Abbiamo, purtroppo, assistito a delle vere e proprie “stecche” dove nemmeno un sistema così “preciso” ha potuto porre rimedio. E proprio qui si è vista la differenza con persone che, per la loro generazione, non hanno mai cantato con questi ausili elettronici. La signora Berti e la signora Vanoni hanno, come si suol dire, “dato la pista” ai tanti sedicenti cantanti, pieni di boria che pensano di essere dei e dee del pentagramma musicale.

Un microfono radio (senza filo) scollegato dal supporto elettronico che potremmo considerare un “salva-faccia”, una semplicità tipica di chi ha esperienza da vendere ed una forma ancora tangibile di umiltà hanno dato (o almeno questa è la speranza) una vera e propria lezione di portamento ai giovani big e non.

Anche sugli orari bisognerebbe spendere qualche parola: è assurdo concludere le serate oltre l’una di notte e giungere alle 2.30 in quella finale.
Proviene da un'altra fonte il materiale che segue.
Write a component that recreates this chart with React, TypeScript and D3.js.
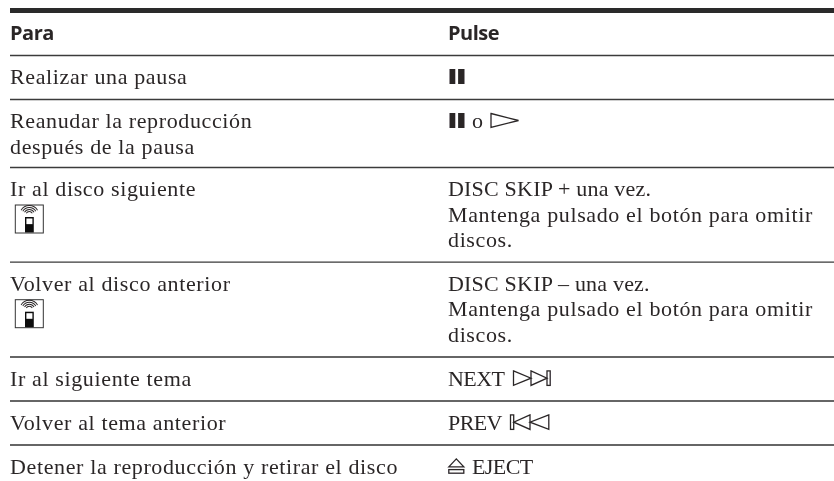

Non credo sia sbagliato parlare di una mancanza di rispetto per chi si esibisce in una fascia oraria in cui la maggior parte della gente è entrata nelle braccia di Morfeo. E questo, sia chiaro, vale per i concorrenti quanto per gli ospiti.

Dispiace poi che, in tante ore di spettacolo, non si sia trovato un minuto per omaggiare un Grande Artista che ci ha lasciato troppo presto: Stefano D’Orazio. Come Little Tony e Lucio Dalla (giustamente ricordati) anche il Batterista dei Pooh avrebbe dovuto essere omaggiato, tanto più che, come riportato in un amaro posto di Roby Facchinetti, il ricordo era stato promesso per l’ultima serata e garantito anche alla stampa. Sembra infatti che l’Eco di Bergamo, avendo dovuto chiudere il giornale molto prima rispetto alla fine della trasmissione, avesse dato per scontato che l’omaggio fosse stato comunque fatto e invece nulla. Il silenzio assoluto!

Quanto alla canzone che ha vinto, lasciamo che sia il tempo a sentenziare. I gusti personali di ognuno sono tanto rispettabili quanto discordanti. Vero è che, anche in questo 2021 ancora difficile e in salita…Sanremo è Sanremo!